I am not entirely sure I did the right thing and I actually have approximately twenty-four to forty-eight hours to change my mind. It should take that long for the sugar cork to be eaten away and allow the queen and her entourage to escape from the queen cage. I may go out again tomorrow and take another look through the hive but I went, carefully, through every frame looking at every cell for sign of brood and scanning intently for the queen. I have seen the queen in the split we made so I at least now have a better idea what she looks like. She is long and slender and a slightly different color from the others.

I may have made a mistake. I do not know.

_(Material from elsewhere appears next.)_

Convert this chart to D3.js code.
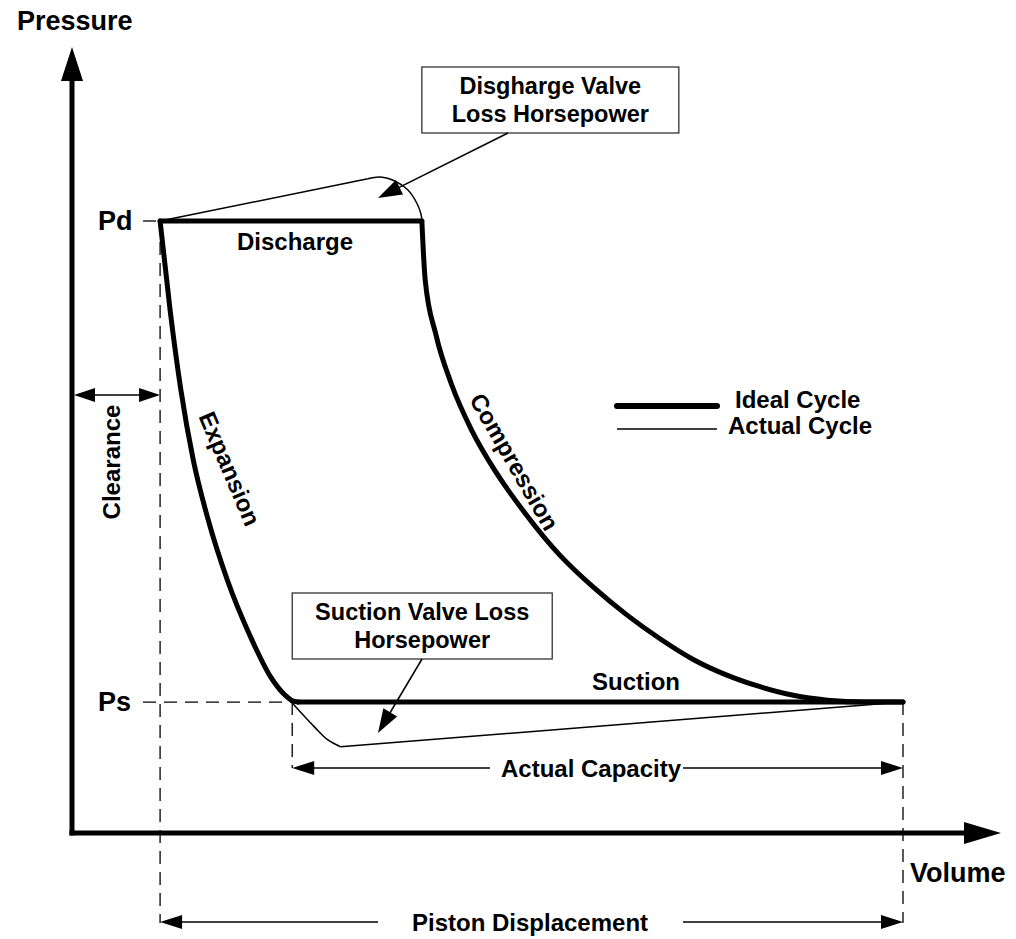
<!DOCTYPE html>
<html>
<head>
<meta charset="utf-8">
<script src="https://cdn.jsdelivr.net/npm/d3@7/dist/d3.min.js"></script>
<style>
  body { margin: 0; background: #fff; }
  text { font-family: "Liberation Sans", Arial, sans-serif; font-weight: bold; fill: #000; }
</style>
</head>
<body>
<div class="chart"></div>
<script>
// volume in % of piston stroke end, pressure in % of Pd
const levelNames = ['Pd', 'Ps'];
const levelValues = [100, 21.4];
const keyVolumes = [10.6, 26.5, 42.1, 100, 27.2]; // clearance, capacity start, discharge end, stroke end, suction start

const idealExpansion = [[10.6,100],[11.8,85.5],[13.1,72.4],[14.6,60.9],[16.3,51.6],[18.7,41.3],
    [21.5,32.0],[23.9,25.5],[25.5,22.7],[26.4,21.7],[27.2,21.4]];
const idealCompression = [[42.1,100],[42.5,90.4],[43.8,81.4],[45.7,73.2],[48.1,65.8],[51.0,59.0],
    [54.5,52.3],[58.7,45.4],[62.7,40.2],[66.8,35.6],[70.8,31.7],[74.7,28.4],[78.8,25.8],
    [82.8,23.9],[86.8,22.5],[90.9,21.7],[95.4,21.4],[100,21.4]];
const actualDischargeRise = [[10.6,100],[35.6,106.9]];
const actualDischargeArc = [[35.6,106.9],[37.1,107.2],[38.9,106.5],[40.4,105.1],[41.5,102.9],[42.0,101.1],[42.1,100]];
const actualSuctionDip = [[25.5,22.7],[26.4,21.4],[27.4,19.9],[29.2,17.3],[30.8,15.2],[32.3,14.1]];
const actualSuctionRise = [[32.3,14.1],[100,21.4]];

const stageLabels = ['Discharge', 'Compression', 'Suction', 'Expansion'];
const legendLabels = ['Ideal Cycle', 'Actual Cycle'];
const calloutLabels = [['Disgharge Valve', 'Loss Horsepower'], ['Suction Valve Loss', 'Horsepower']];
const dimLabels = ['Clearance', 'Actual Capacity', 'Piston Displacement'];
const axisLabels = ['Pressure', 'Volume'];

const width = 1016, height = 939;

const x = d3.scaleLinear().domain([0, 100]).range([72, 903]);
const y = d3.scaleLinear().domain([0, 100]).range([833, 221]);

const svg = d3.select('.chart')
    .append('svg')
    .attr('width', width)
    .attr('height', height);

const smooth = d3.line().x(d => x(d[0])).y(d => y(d[1])).curve(d3.curveMonotoneX);
const arc = d3.line().x(d => x(d[0])).y(d => y(d[1])).curve(d3.curveCatmullRom.alpha(0.5));
const straight = d3.line().x(d => x(d[0])).y(d => y(d[1]));

// filled arrow head at (x2,y2) coming from (x1,y1)
function head(g, x1, y1, x2, y2, len, half) {
    const d = Math.hypot(x2 - x1, y2 - y1);
    const ux = (x2 - x1) / d, uy = (y2 - y1) / d;
    const bx = x2 - ux * len, by = y2 - uy * len;
    g.append('path')
        .attr('d', `M${x2},${y2}L${bx - uy * half},${by + ux * half}L${bx + uy * half},${by - ux * half}Z`)
        .attr('fill', '#000');
}
function arrowLine(g, x1, y1, x2, y2, w, len, half) {
    const d = Math.hypot(x2 - x1, y2 - y1);
    g.append('line')
        .attr('x1', x1).attr('y1', y1)
        .attr('x2', x2 - (x2 - x1) / d * len * 0.8).attr('y2', y2 - (y2 - y1) / d * len * 0.8)
        .attr('stroke', '#000').attr('stroke-width', w);
    head(g, x1, y1, x2, y2, len, half);
}

// dashed guides
const guides = svg.append('g')
    .attr('stroke', '#000')
    .attr('stroke-width', 1.3)
    .attr('stroke-dasharray', '13,8')
    .attr('fill', 'none');
guides.append('line').attr('x1', 143).attr('x2', x(keyVolumes[0])).attr('y1', y(levelValues[0])).attr('y2', y(levelValues[0]));
guides.append('line').attr('x1', 143).attr('x2', x(keyVolumes[1])).attr('y1', y(levelValues[1])).attr('y2', y(levelValues[1]));
guides.append('line').attr('x1', x(keyVolumes[0])).attr('x2', x(keyVolumes[0])).attr('y1', y(levelValues[0])).attr('y2', 923);
guides.append('line').attr('x1', x(keyVolumes[1])).attr('x2', x(keyVolumes[1])).attr('y1', y(levelValues[1])).attr('y2', 768);
guides.append('line').attr('x1', x(keyVolumes[3])).attr('x2', x(keyVolumes[3])).attr('y1', y(levelValues[1])).attr('y2', 923);

// axes
const axes = svg.append('g');
axes.append('line').attr('x1', x(0)).attr('x2', x(0)).attr('y1', y(0) + 2.5).attr('y2', 75)
    .attr('stroke', '#000').attr('stroke-width', 5);
head(axes, x(0), 200, x(0), 47, 34, 11);
axes.append('line').attr('x1', x(0) - 2.5).attr('x2', 968).attr('y1', y(0)).attr('y2', y(0))
    .attr('stroke', '#000').attr('stroke-width', 5);
head(axes, 800, y(0), 1001, y(0), 37, 11);

// actual cycle (thin)
const actual = svg.append('g').attr('fill', 'none').attr('stroke', '#000').attr('stroke-width', 1.5);
actual.append('path').attr('d', straight(actualDischargeRise));
actual.append('path').attr('d', arc(actualDischargeArc));
actual.append('path').attr('d', arc(actualSuctionDip));
actual.append('path').attr('d', straight(actualSuctionRise));

// ideal cycle (thick)
const ideal = svg.append('g').attr('fill', 'none').attr('stroke', '#000').attr('stroke-width', 5)
    .attr('stroke-linecap', 'round').attr('stroke-linejoin', 'round');
ideal.append('path').attr('d', straight([[keyVolumes[0], levelValues[0]], [keyVolumes[2], levelValues[0]]]));
ideal.append('path').attr('d', smooth(idealCompression));
ideal.append('path').attr('d', straight([[keyVolumes[3], levelValues[1]], [keyVolumes[4], levelValues[1]]]));
ideal.append('path').attr('d', smooth(idealExpansion));

// axis titles and level names
svg.append('text').attr('x', 17).attr('y', 30).attr('font-size', 27).text(axisLabels[0]);
svg.append('text').attr('x', 910).attr('y', 882).attr('font-size', 27).text(axisLabels[1]);
svg.selectAll('.level')
    .data(levelNames)
    .enter()
    .append('text')
    .attr('class', 'level')
    .attr('x', 98)
    .attr('y', (d, i) => y(levelValues[i]) + 9)
    .attr('font-size', 27)
    .text(d => d);

// stage labels
svg.append('text').attr('x', 295).attr('y', 250).attr('text-anchor', 'middle').attr('font-size', 24).text(stageLabels[0]);
svg.append('text').attr('transform', 'translate(507,466) rotate(60)').attr('text-anchor', 'middle').attr('font-size', 24).text(stageLabels[1]);
svg.append('text').attr('x', 636).attr('y', 690).attr('text-anchor', 'middle').attr('font-size', 24).text(stageLabels[2]);
svg.append('text').attr('transform', 'translate(222,472) rotate(67)').attr('text-anchor', 'middle').attr('font-size', 24).text(stageLabels[3]);

// legend
const legend = svg.append('g');
legend.append('line').attr('x1', 617).attr('x2', 717).attr('y1', 406).attr('y2', 406)
    .attr('stroke', '#000').attr('stroke-width', 6).attr('stroke-linecap', 'round');
legend.append('line').attr('x1', 617).attr('x2', 717).attr('y1', 429).attr('y2', 429)
    .attr('stroke', '#000').attr('stroke-width', 1.5);
legend.append('text').attr('x', 735).attr('y', 408).attr('font-size', 24).text(legendLabels[0]);
legend.append('text').attr('x', 728).attr('y', 434).attr('font-size', 24).text(legendLabels[1]);

// callout boxes
const boxes = [
    {x: x(keyVolumes[2]), y: 67, w: 257, from: [508, 133], to: [378, 198]},
    {x: x(keyVolumes[1]), y: 593, w: 260, from: [422, 659], to: [378, 733]}
];
boxes.forEach((b, i) => {
    const g = svg.append('g');
    g.append('rect').attr('x', b.x).attr('y', b.y).attr('width', b.w).attr('height', 66)
        .attr('fill', '#fff').attr('stroke', '#222').attr('stroke-width', 1.2);
    g.selectAll('text')
        .data(calloutLabels[i])
        .enter()
        .append('text')
        .attr('x', b.x + b.w / 2)
        .attr('y', (d, j) => b.y + 27 + j * 28)
        .attr('text-anchor', 'middle')
        .attr('font-size', 23.5)
        .text(d => d);
    arrowLine(g, b.from[0], b.from[1], b.to[0], b.to[1], 1.5, 24, 8);
});

// dimension arrows
const dims = svg.append('g');
// clearance
arrowLine(dims, (x(0) + x(keyVolumes[0])) / 2, 395, x(0) + 2, 395, 1.5, 21, 7);
arrowLine(dims, (x(0) + x(keyVolumes[0])) / 2, 395, x(keyVolumes[0]), 395, 1.5, 21, 7);
dims.append('text').attr('transform', `translate(120,462) rotate(-90)`).attr('text-anchor', 'middle')
    .attr('font-size', 24).text(dimLabels[0]);
// actual capacity
arrowLine(dims, 490, 768, x(keyVolumes[1]), 768, 1.5, 22, 7);
arrowLine(dims, 683, 768, x(keyVolumes[3]), 768, 1.5, 22, 7);
dims.append('text').attr('x', 591).attr('y', 777).attr('text-anchor', 'middle').attr('font-size', 24).text(dimLabels[1]);
// piston displacement
arrowLine(dims, 378, 922, x(keyVolumes[0]), 922, 1.5, 22, 7);
arrowLine(dims, 683, 922, x(keyVolumes[3]), 922, 1.5, 22, 7);
dims.append('text').attr('x', 530).attr('y', 931).attr('text-anchor', 'middle').attr('font-size', 24).text(dimLabels[2]);
</script>
</body>
</html>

But I had to go with my gut on this one and I just do not think there was a queen in that box or if there was a queen I think she must have been trapped during the terrible weather we had last week and therefore missed her mating flight, remaining a virgin and of no use to me whatsoever. I know that sounds harsh but I would rather loose/kill one queen bee than lose my whole hive, you know, sacrificing one for the good of many and all.

I am still considering isolating her with some bees in a nuc box and waiting to see if anything starts happening in my hive. If I do that and if there is a mated queen in that box and she starts producing then I would have four hives instead of three, because the nuc could then be colonized. In this instance the worst case scenario is if there was no queen in the original hive then I could combine it with the nuc and go back to three hives. Also, having several hives now does not preclude me from combining them closer to winter. If none of them are super strong when fall gets closer I can always kill the queen of one colony and combine two or more boxes together for a large hive with a better chance of surviving through the brutally long cold months.

This like everything else in my life right now feels adrift with no clear sense of direction. The bees have become some kind of living metaphor for my inability to move decisively in any direction. I feel that I cannot stand still because it feels stagnant but I feel that when I make a decision to move one direction or another a door is promptly closed. I want to do right by my bees and I want to seek God’s will for my life but days like today I feel like I have lost the secret decoder ring for both.